Exactly as written, write out the lines below from the first to the one containing "x = np.arange(len(categories))", inclusive. Pictures do not belong in the copy.

--- Recorded information ---

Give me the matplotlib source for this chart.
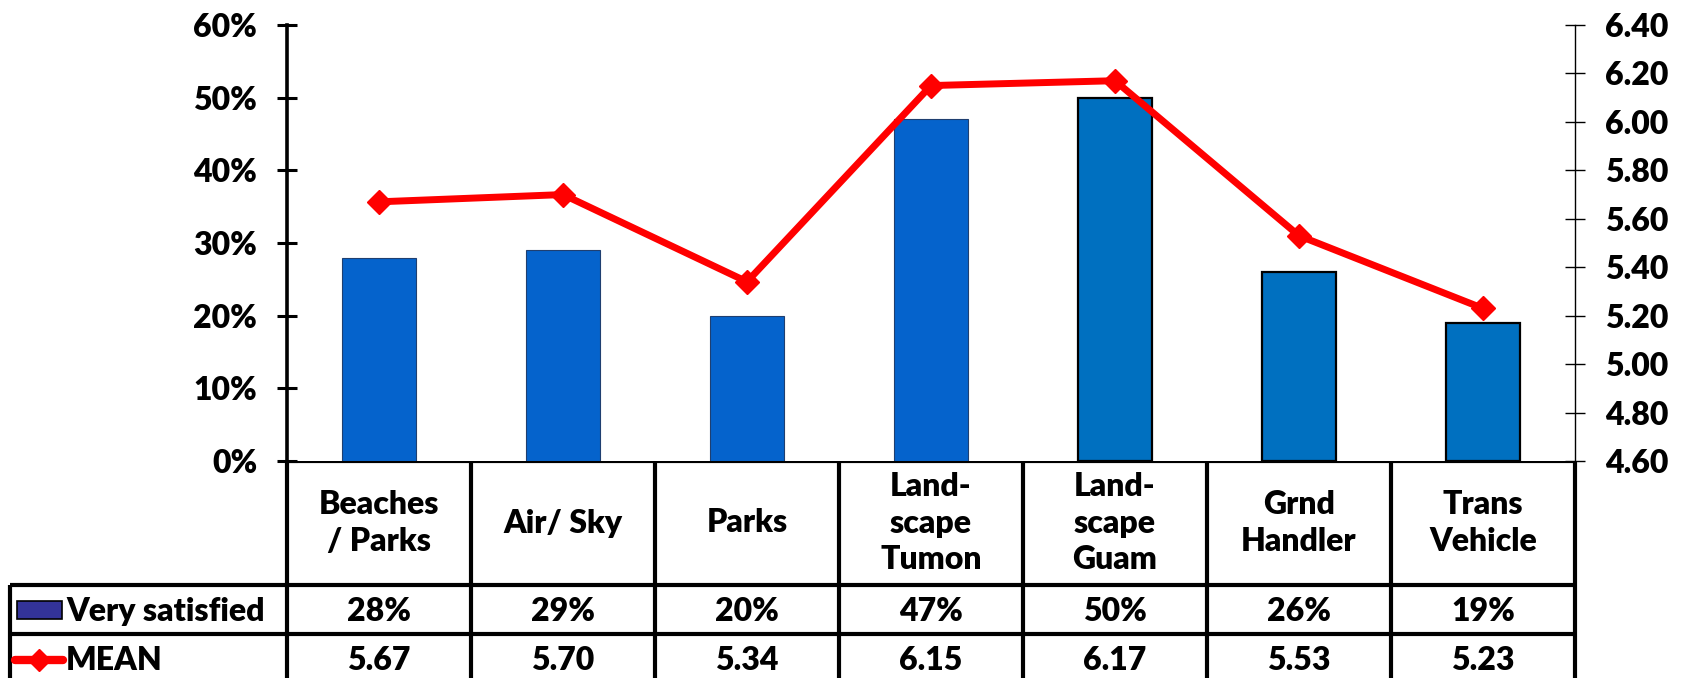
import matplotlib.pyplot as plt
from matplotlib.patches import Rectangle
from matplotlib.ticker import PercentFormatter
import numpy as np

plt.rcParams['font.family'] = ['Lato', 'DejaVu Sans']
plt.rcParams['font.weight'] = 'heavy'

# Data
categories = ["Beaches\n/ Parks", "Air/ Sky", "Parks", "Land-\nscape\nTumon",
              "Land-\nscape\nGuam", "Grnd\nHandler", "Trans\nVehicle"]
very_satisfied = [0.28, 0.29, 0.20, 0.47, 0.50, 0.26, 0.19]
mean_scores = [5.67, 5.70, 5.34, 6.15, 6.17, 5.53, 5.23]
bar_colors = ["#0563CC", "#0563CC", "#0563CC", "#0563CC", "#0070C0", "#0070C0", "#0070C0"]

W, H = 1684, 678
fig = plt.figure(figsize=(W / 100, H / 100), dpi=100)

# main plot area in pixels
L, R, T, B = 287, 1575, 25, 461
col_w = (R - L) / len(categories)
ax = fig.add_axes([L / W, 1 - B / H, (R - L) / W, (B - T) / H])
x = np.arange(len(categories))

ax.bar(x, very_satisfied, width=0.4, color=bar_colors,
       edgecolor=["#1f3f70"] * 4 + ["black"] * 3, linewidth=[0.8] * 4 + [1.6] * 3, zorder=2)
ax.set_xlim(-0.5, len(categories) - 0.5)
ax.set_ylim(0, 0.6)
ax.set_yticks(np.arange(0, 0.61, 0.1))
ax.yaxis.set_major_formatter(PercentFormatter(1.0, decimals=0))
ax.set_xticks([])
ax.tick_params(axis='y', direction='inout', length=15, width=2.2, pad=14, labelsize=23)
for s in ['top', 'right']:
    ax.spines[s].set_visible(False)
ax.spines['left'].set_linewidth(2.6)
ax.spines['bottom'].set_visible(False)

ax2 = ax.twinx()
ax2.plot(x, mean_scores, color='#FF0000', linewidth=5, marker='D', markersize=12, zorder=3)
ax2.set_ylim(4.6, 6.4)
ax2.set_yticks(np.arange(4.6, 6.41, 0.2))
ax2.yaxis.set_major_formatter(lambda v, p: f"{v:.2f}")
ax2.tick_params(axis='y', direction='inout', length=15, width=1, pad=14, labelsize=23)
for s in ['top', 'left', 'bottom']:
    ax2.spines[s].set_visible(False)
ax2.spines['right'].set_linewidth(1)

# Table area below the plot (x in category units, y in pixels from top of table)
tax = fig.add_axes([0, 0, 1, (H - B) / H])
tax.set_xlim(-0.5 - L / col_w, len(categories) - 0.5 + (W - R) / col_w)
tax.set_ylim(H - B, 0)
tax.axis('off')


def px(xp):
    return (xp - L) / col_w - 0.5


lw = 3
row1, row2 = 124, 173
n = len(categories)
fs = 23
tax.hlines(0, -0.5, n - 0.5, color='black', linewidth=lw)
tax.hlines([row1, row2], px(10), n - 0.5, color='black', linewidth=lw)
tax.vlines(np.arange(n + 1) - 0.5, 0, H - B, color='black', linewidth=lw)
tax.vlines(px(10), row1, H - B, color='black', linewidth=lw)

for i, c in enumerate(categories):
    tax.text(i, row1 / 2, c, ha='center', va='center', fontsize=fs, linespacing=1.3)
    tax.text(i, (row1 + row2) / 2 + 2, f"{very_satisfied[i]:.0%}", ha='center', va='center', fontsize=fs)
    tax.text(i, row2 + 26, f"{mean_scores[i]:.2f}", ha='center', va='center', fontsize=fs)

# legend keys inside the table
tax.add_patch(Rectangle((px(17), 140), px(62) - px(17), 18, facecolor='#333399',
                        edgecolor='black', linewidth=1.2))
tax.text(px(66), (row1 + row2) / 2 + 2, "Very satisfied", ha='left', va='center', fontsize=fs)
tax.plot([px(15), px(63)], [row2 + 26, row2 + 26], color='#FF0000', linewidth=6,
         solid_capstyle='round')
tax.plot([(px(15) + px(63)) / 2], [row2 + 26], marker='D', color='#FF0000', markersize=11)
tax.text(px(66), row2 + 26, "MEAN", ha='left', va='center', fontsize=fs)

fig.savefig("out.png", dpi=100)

---

Response to this exercise
Give me the matplotlib source for this chart.
import matplotlib.pyplot as plt
from matplotlib.patches import Rectangle
from matplotlib.ticker import PercentFormatter
import numpy as np

plt.rcParams['font.family'] = ['Lato', 'DejaVu Sans']
plt.rcParams['font.weight'] = 'heavy'

# Data
categories = ["Beaches\n/ Parks", "Air/ Sky", "Parks", "Land-\nscape\nTumon",
              "Land-\nscape\nGuam", "Grnd\nHandler", "Trans\nVehicle"]
very_satisfied = [0.28, 0.29, 0.20, 0.47, 0.50, 0.26, 0.19]
mean_scores = [5.67, 5.70, 5.34, 6.15, 6.17, 5.53, 5.23]
bar_colors = ["#0563CC", "#0563CC", "#0563CC", "#0563CC", "#0070C0", "#0070C0", "#0070C0"]

W, H = 1684, 678
fig = plt.figure(figsize=(W / 100, H / 100), dpi=100)

# main plot area in pixels
L, R, T, B = 287, 1575, 25, 461
col_w = (R - L) / len(categories)
ax = fig.add_axes([L / W, 1 - B / H, (R - L) / W, (B - T) / H])
x = np.arange(len(categories))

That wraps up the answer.